Data segment:

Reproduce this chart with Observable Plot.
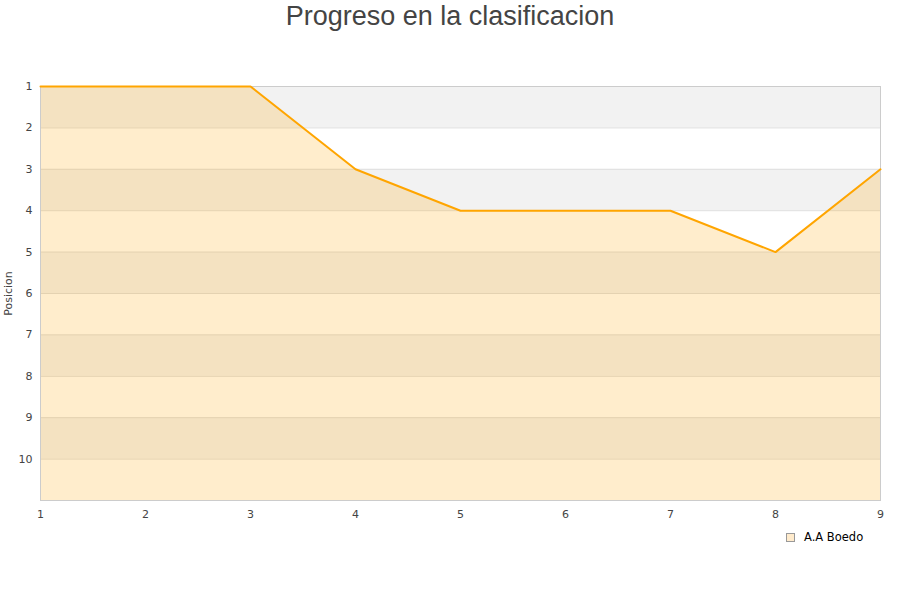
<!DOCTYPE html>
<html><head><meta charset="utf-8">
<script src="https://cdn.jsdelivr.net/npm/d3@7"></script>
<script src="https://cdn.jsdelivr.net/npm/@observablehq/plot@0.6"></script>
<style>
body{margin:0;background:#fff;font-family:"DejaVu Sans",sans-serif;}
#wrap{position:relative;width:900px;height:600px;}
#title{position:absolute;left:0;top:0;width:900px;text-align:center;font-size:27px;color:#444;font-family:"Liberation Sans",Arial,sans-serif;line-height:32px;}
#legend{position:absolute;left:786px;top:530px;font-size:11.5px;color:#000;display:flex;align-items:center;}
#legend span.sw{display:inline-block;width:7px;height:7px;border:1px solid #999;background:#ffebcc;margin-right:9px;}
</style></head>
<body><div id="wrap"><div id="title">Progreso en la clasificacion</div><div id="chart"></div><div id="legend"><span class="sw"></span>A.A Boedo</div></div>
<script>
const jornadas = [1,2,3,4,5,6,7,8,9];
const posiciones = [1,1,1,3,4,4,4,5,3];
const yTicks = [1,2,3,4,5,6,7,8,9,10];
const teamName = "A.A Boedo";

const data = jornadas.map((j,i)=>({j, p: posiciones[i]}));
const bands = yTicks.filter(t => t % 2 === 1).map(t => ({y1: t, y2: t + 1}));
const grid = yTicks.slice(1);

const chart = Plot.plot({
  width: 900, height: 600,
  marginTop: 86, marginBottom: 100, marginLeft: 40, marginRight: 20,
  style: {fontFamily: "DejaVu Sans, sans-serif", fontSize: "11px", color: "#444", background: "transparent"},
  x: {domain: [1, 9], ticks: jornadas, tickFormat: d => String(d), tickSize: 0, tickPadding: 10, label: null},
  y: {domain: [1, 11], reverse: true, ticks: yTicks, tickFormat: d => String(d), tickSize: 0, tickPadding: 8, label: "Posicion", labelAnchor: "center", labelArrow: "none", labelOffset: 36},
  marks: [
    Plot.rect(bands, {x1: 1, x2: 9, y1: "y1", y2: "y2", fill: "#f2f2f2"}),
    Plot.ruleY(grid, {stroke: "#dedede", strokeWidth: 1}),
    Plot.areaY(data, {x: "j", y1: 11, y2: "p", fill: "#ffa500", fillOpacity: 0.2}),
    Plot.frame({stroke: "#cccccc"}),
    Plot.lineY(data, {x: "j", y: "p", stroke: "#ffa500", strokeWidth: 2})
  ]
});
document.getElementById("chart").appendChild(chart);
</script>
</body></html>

Written exercise: Leave every image out, and retype the material exactly.

Written solution:
Reproduce this chart with Observable Plot.
<!DOCTYPE html>
<html><head><meta charset="utf-8">
<script src="https://cdn.jsdelivr.net/npm/d3@7"></script>
<script src="https://cdn.jsdelivr.net/npm/@observablehq/plot@0.6"></script>
<style>
body{margin:0;background:#fff;font-family:"DejaVu Sans",sans-serif;}
#wrap{position:relative;width:900px;height:600px;}
#title{position:absolute;left:0;top:0;width:900px;text-align:center;font-size:27px;color:#444;font-family:"Liberation Sans",Arial,sans-serif;line-height:32px;}
#legend{position:absolute;left:786px;top:530px;font-size:11.5px;color:#000;display:flex;align-items:center;}
#legend span.sw{display:inline-block;width:7px;height:7px;border:1px solid #999;background:#ffebcc;margin-right:9px;}
</style></head>
<body><div id="wrap"><div id="title">Progreso en la clasificacion</div><div id="chart"></div><div id="legend"><span class="sw"></span>A.A Boedo</div></div>
<script>
const jornadas = [1,2,3,4,5,6,7,8,9];
const posiciones = [1,1,1,3,4,4,4,5,3];
const yTicks = [1,2,3,4,5,6,7,8,9,10];
const teamName = "A.A Boedo";

const data = jornadas.map((j,i)=>({j, p: posiciones[i]}));
const bands = yTicks.filter(t => t % 2 === 1).map(t => ({y1: t, y2: t + 1}));
const grid = yTicks.slice(1);

const chart = Plot.plot({
  width: 900, height: 600,
  marginTop: 86, marginBottom: 100, marginLeft: 40, marginRight: 20,
  style: {fontFamily: "DejaVu Sans, sans-serif", fontSize: "11px", color: "#444", background: "transparent"},
  x: {domain: [1, 9], ticks: jornadas, tickFormat: d => String(d), tickSize: 0, tickPadding: 10, label: null},
  y: {domain: [1, 11], reverse: true, ticks: yTicks, tickFormat: d => String(d), tickSize: 0, tickPadding: 8, label: "Posicion", labelAnchor: "center", labelArrow: "none", labelOffset: 36},
  marks: [
    Plot.rect(bands, {x1: 1, x2: 9, y1: "y1", y2: "y2", fill: "#f2f2f2"}),
    Plot.ruleY(grid, {stroke: "#dedede", strokeWidth: 1}),
    Plot.areaY(data, {x: "j", y1: 11, y2: "p", fill: "#ffa500", fillOpacity: 0.2}),
    Plot.frame({stroke: "#cccccc"}),
    Plot.lineY(data, {x: "j", y: "p", stroke: "#ffa500", strokeWidth: 2})
  ]
});
document.getElementById("chart").appendChild(chart);
</script>
</body></html>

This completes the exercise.